ECB President Christine Lagarde questioned the need for European stablecoins to protect monetary sovereignty. Speaking at an economic forum in Spain, she stated that the risks associated with such assets outweigh their potential benefits.

Lagarde identified two main threats.

  1. Financial instability. Stablecoins are private obligations. She cited the incident with USDC in 2023, when the asset lost its dollar peg due to issues at Silicon Valley Bank.
  2. Impact on the banking system. A mass shift of depositors into stablecoins would weaken banks' ability to lend to the economy and complicate inflation control.

According to Lagarde, stablecoins are popular mainly because they are more convenient than traditional interbank transfers. She emphasized that Europe does not need to replicate the American model.

Instead of private stablecoins, the ECB is focusing on state infrastructure:

  • Pontes project: will enable blockchain transactions directly in central bank money;
  • Appia roadmap: aims to create a unified European ecosystem for tokenized assets by 2028.
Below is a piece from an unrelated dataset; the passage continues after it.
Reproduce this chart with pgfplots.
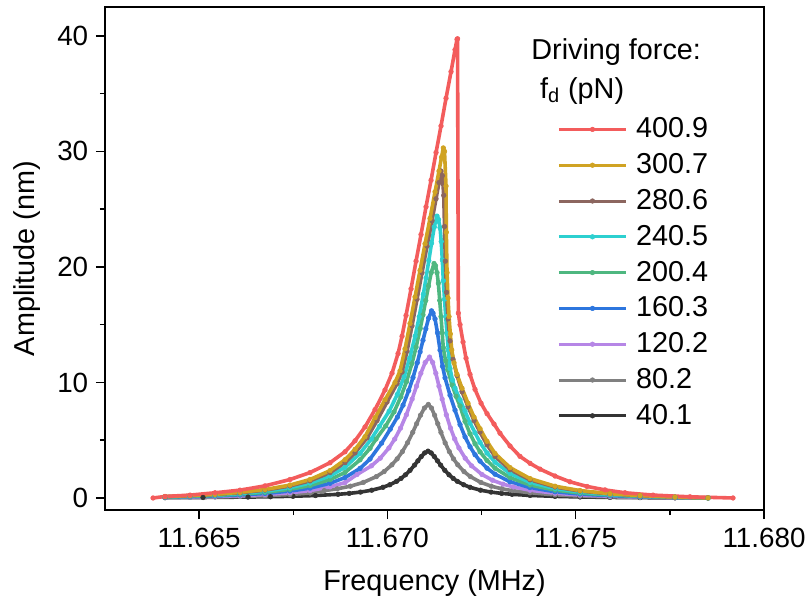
\documentclass[border=0pt]{standalone}
\usepackage{fontspec}
\setmainfont{Liberation Sans}
\usepackage{pgfplots}
\pgfplotsset{compat=1.18}
\usetikzlibrary{calc}
\definecolor{cRed}{RGB}{243,92,92}
\definecolor{cGold}{RGB}{208,163,35}
\definecolor{cBrown}{RGB}{140,102,95}
\definecolor{cCyan}{RGB}{45,208,208}
\definecolor{cGreen}{RGB}{78,183,128}
\definecolor{cBlue}{RGB}{45,118,222}
\definecolor{cPurple}{RGB}{182,134,230}
\definecolor{cGray}{RGB}{128,128,128}
\definecolor{cBlack}{RGB}{52,52,52}
\begin{document}
\begin{tikzpicture}
\begin{axis}[
 scale only axis, width=329.5pt, height=251.5pt,
 xmin=-7.5, xmax=10, ymin=-1.04, ymax=42.5,
 axis line style={line width=0.75pt, black},
 xtick={-5,0,5,10}, xticklabels={11.665,11.670,11.675,11.680},
 minor xtick={-2.5,2.5,7.5},
 ytick={0,10,20,30,40}, minor ytick={5,15,25,35},
 tick align=outside, xtick pos=bottom, ytick pos=left,
 major tick length=4.6pt, minor tick length=2.6pt,
 every tick/.style={black, line width=0.75pt},
 /pgf/number format/assume math mode=true,
 tick label style={font=\fontsize{13.9}{16}\selectfont, inner sep=0pt},
 xticklabel style={anchor=base, yshift=-14.4pt},
 yticklabel style={anchor=east, xshift=-3.6pt},
 label style={font=\fontsize{14.4}{17}\selectfont, inner sep=0pt},
 xlabel={Frequency (MHz)}, ylabel={Amplitude (nm)},
 xlabel style={at={(axis description cs:0.5,-0.15905)}, anchor=base},
 ylabel style={at={(axis description cs:-0.1067,0.5)}, anchor=base},
 every axis plot/.append style={line width=1.8pt, mark=*, mark size=1.15pt, line join=round, mark options={line width=0.3pt}},
 reverse legend,
 legend cell align=left,
 legend image code/.code={\draw[line width=1.5pt, mark repeat=2,mark phase=2] plot coordinates {(0pt,0pt) (16.75pt,0pt) (33.5pt,0pt)};},
 legend style={at={(axis description cs:0.686,0.793)}, anchor=north west, draw=none, fill=none, inner sep=0pt, row sep=0pt, column sep=4.3pt, font=\fontsize{14.4}{17}\selectfont, nodes={inner sep=0pt, minimum height=17.9pt}},
]
\addplot[color=cBlack] coordinates {(-5.906,0.025) (-4.897,0.043) (-3.702,0.079) (-3.105,0.108) (-2.507,0.149) (-1.910,0.212) (-1.312,0.317) (-1.013,0.398) (-0.715,0.510) (-0.416,0.674) (-0.117,0.926) (0.062,1.144) (0.242,1.439) (0.361,1.694) (0.480,2.008) (0.600,2.391) (0.720,2.844) (0.809,3.216) (0.899,3.586) (0.988,3.897) (1.078,4.053) (1.162,3.897) (1.245,3.586) (1.329,3.216) (1.413,2.844) (1.524,2.391) (1.636,2.008) (1.747,1.694) (1.859,1.439) (2.026,1.144) (2.193,0.926) (2.472,0.674) (2.751,0.510) (3.030,0.398) (3.309,0.317) (3.787,0.22) (4.451,0.14) (5.115,0.086) (5.911,0.05) (6.708,0.028) (7.637,0.011) (8.514,0.0)};
\addlegendentry{40.1}
\addplot[color=cGray] coordinates {(-5.906,0.03) (-5.242,0.055) (-4.578,0.086) (-3.914,0.13) (-3.250,0.20) (-2.587,0.30) (-2.055,0.43) (-1.676,0.633) (-1.330,0.794) (-0.985,1.020) (-0.640,1.347) (-0.295,1.849) (-0.088,2.284) (0.119,2.874) (0.258,3.384) (0.396,4.011) (0.534,4.777) (0.672,5.681) (0.775,6.425) (0.879,7.163) (0.982,7.784) (1.086,8.097) (1.170,7.784) (1.253,7.163) (1.337,6.425) (1.421,5.681) (1.532,4.777) (1.644,4.011) (1.755,3.384) (1.867,2.874) (2.034,2.284) (2.201,1.849) (2.480,1.347) (2.759,1.020) (3.038,0.794) (3.317,0.633) (3.787,0.45) (4.451,0.27) (5.115,0.17) (5.911,0.10) (6.708,0.055) (7.637,0.022) (8.514,0.0)};
\addlegendentry{80.2}
\addplot[color=cPurple] coordinates {(-5.906,0.05) (-5.242,0.08) (-4.578,0.13) (-3.914,0.20) (-3.250,0.30) (-2.587,0.45) (-2.055,0.64) (-1.524,0.96) (-1.126,1.33) (-0.807,2.030) (-0.422,2.786) (-0.191,3.442) (0.040,4.331) (0.194,5.099) (0.348,6.044) (0.502,7.198) (0.656,8.560) (0.772,9.681) (0.887,10.792) (1.003,11.729) (1.118,12.199) (1.202,11.729) (1.285,10.792) (1.369,9.681) (1.453,8.560) (1.564,7.198) (1.676,6.044) (1.787,5.099) (1.899,4.331) (2.066,3.442) (2.233,2.786) (2.512,2.030) (2.791,1.536) (3.070,1.197) (3.349,0.954) (3.787,0.67) (4.451,0.41) (5.115,0.26) (5.911,0.15) (6.708,0.083) (7.637,0.033) (8.514,0.0)};
\addlegendentry{120.2}
\addplot[color=cBlue] coordinates {(-5.906,0.06) (-5.242,0.11) (-4.578,0.17) (-3.914,0.26) (-3.250,0.39) (-2.587,0.60) (-2.055,0.85) (-1.524,1.27) (-1.126,1.77) (-0.728,2.56) (-0.462,3.37) (-0.154,4.75) (0.074,5.95) (0.263,6.99) (0.414,8.03) (0.566,9.30) (0.679,10.42) (0.793,11.71) (0.868,12.65) (0.944,13.65) (1.020,14.65) (1.095,15.58) (1.171,16.2) (1.211,16.0) (1.264,15.5) (1.330,14.3) (1.397,12.8) (1.463,11.4) (1.530,10.4) (1.662,8.9) (1.795,7.6) (1.928,6.35) (2.061,5.29) (2.193,4.44) (2.326,3.75) (2.459,3.19) (2.645,2.58) (2.857,2.06) (3.256,1.40) (3.787,0.90) (4.451,0.54) (5.115,0.34) (5.911,0.20) (6.708,0.11) (7.637,0.044) (8.514,0.0)};
\addlegendentry{160.3}
\addplot[color=cGreen] coordinates {(-5.906,0.08) (-5.242,0.14) (-4.578,0.22) (-3.914,0.33) (-3.250,0.49) (-2.587,0.75) (-2.055,1.07) (-1.524,1.59) (-1.126,2.21) (-0.728,3.3) (-0.462,4.3) (-0.302,5.1) (-0.045,6.24) (0.175,7.45) (0.358,8.76) (0.505,10.06) (0.651,11.64) (0.761,13.05) (0.871,14.67) (0.944,15.85) (1.018,17.09) (1.091,18.35) (1.164,19.51) (1.238,20.3) (1.277,20.1) (1.317,19.5) (1.352,18.6) (1.389,17.1) (1.423,15.7) (1.455,14.3) (1.484,13.0) (1.543,11.9) (1.601,11.1) (1.716,9.8) (1.822,8.8) (1.928,7.96) (2.061,6.63) (2.193,5.56) (2.326,4.70) (2.459,4.0) (2.645,3.24) (2.857,2.58) (3.256,1.76) (3.787,1.12) (4.451,0.68) (5.115,0.43) (5.911,0.25) (6.708,0.14) (7.637,0.055) (8.514,0.0)};
\addlegendentry{200.4}
\addplot[color=cCyan] coordinates {(-5.906,0.10) (-5.242,0.17) (-4.578,0.26) (-3.914,0.39) (-3.250,0.59) (-2.587,0.90) (-2.055,1.29) (-1.524,1.91) (-1.126,2.66) (-0.728,3.86) (-0.429,5.1) (-0.211,6.21) (0.044,7.50) (0.262,8.96) (0.444,10.52) (0.590,12.09) (0.735,14.0) (0.844,15.69) (0.953,17.63) (1.026,19.05) (1.099,20.55) (1.172,22.06) (1.244,23.46) (1.317,24.4) (1.357,24.1) (1.397,23.4) (1.429,22.2) (1.458,20.6) (1.484,18.8) (1.516,17.2) (1.548,15.7) (1.583,14.2) (1.617,12.8) (1.662,11.2) (1.729,10.2) (1.795,9.5) (1.928,8.5) (2.061,7.5) (2.193,6.5) (2.326,5.65) (2.459,4.81) (2.645,3.89) (2.857,3.10) (3.256,2.12) (3.787,1.35) (4.451,0.82) (5.115,0.52) (5.911,0.30) (6.708,0.17) (7.637,0.066) (8.514,0.0)};
\addlegendentry{240.5}
\addplot[color=cBrown] coordinates {(-5.906,0.11) (-5.242,0.19) (-4.578,0.30) (-3.914,0.45) (-3.250,0.68) (-2.587,1.04) (-2.055,1.48) (-1.524,2.2) (-1.126,3.06) (-0.860,3.9) (-0.542,5.2) (-0.276,6.7) (-0.011,8.3) (0.255,9.9) (0.388,10.9) (0.521,12.7) (0.653,14.9) (0.786,17.2) (0.919,19.5) (1.052,21.8) (1.184,24.0) (1.291,25.9) (1.370,27.3) (1.423,28.3) (1.458,27.9) (1.495,26.2) (1.516,23.5) (1.538,20.5) (1.569,17.8) (1.609,15.5) (1.662,13.6) (1.742,12.0) (1.848,10.6) (1.981,9.2) (2.140,7.9) (2.300,6.7) (2.459,5.7) (2.645,4.6) (2.857,3.6) (3.256,2.45) (3.787,1.57) (4.451,0.95) (5.115,0.60) (5.911,0.35) (6.708,0.19) (7.637,0.08) (8.514,0.01)};
\addlegendentry{280.6}
\addplot[color=cGold] coordinates {(-5.906,0.12) (-5.242,0.21) (-4.578,0.32) (-3.914,0.49) (-3.250,0.73) (-2.587,1.12) (-2.055,1.60) (-1.524,2.37) (-1.126,3.31) (-0.860,4.21) (-0.595,5.31) (-0.329,6.94) (-0.064,8.5) (0.202,10.0) (0.335,11.0) (0.467,12.9) (0.600,15.1) (0.733,17.4) (0.866,19.7) (0.999,22.0) (1.131,24.2) (1.264,26.5) (1.370,28.3) (1.437,29.5) (1.484,30.3) (1.516,30.0) (1.556,27.0) (1.564,23.0) (1.583,19.5) (1.609,17.3) (1.636,15.7) (1.670,14.2) (1.708,12.8) (1.769,11.7) (1.848,10.7) (1.981,9.5) (2.140,8.2) (2.300,7.0) (2.459,6.0) (2.645,4.9) (2.857,3.85) (3.256,2.63) (3.787,1.68) (4.451,1.02) (5.115,0.64) (5.911,0.37) (6.708,0.21) (7.637,0.08) (8.514,0.01)};
\addlegendentry{300.7}
\addplot[color=cRed] coordinates {(-6.224,0.0) (-5.906,0.13) (-5.242,0.25) (-4.578,0.45) (-3.914,0.68) (-3.250,1.05) (-2.587,1.6) (-2.055,2.2) (-1.524,3.05) (-1.126,4.0) (-0.860,4.95) (-0.595,6.15) (-0.329,7.65) (-0.064,9.35) (0.122,10.8) (0.282,12.5) (0.388,14.0) (0.494,15.8) (0.627,18.1) (0.760,20.5) (0.892,22.8) (1.025,25.2) (1.158,27.5) (1.291,29.9) (1.423,32.2) (1.556,34.6) (1.689,36.9) (1.795,38.8) (1.848,39.7) (1.862,39.75) (1.883,16.0) (1.928,15.0) (2.008,13.5) (2.087,12.1) (2.193,10.7) (2.326,9.4) (2.486,8.2) (2.645,7.3) (2.831,6.4) (2.990,5.6) (3.256,4.5) (3.521,3.6) (3.787,3.0) (4.052,2.5) (4.451,1.9) (4.849,1.4) (5.300,1.0) (5.778,0.7) (6.310,0.45) (7.053,0.25) (8.036,0.1) (9.177,0.0)};
\addlegendentry{400.9}
\node[anchor=base west, font=\fontsize{14.4}{17}\selectfont, inner sep=0pt] at (axis description cs:0.6464,0.8946) {Driving force:};
\node[anchor=base west, font=\fontsize{14.4}{17}\selectfont, inner sep=0pt] at (axis description cs:0.6595,0.8185) {f\textsubscript{d} (pN)};
\end{axis}
\path ($(current axis.south west)+(-52.5pt,-47pt)$) rectangle ($(current axis.north east)+(22.5pt,3.5pt)$);
\end{tikzpicture}
\end{document}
Lagarde stressed that integrating capital markets and developing a digital euro would yield greater benefits than trying to catch up with the U.S. in issuing private tokens. She concluded that having a state "anchor" in the form of a central bank digital currency would render the use of foreign stablecoins in Europe pointless.

In April, the Bank for International Settlements warned that many dollar stablecoins function more as investment instruments than as means of payment.

Later, a consortium of 12 European banks announced the launch of a euro stablecoin.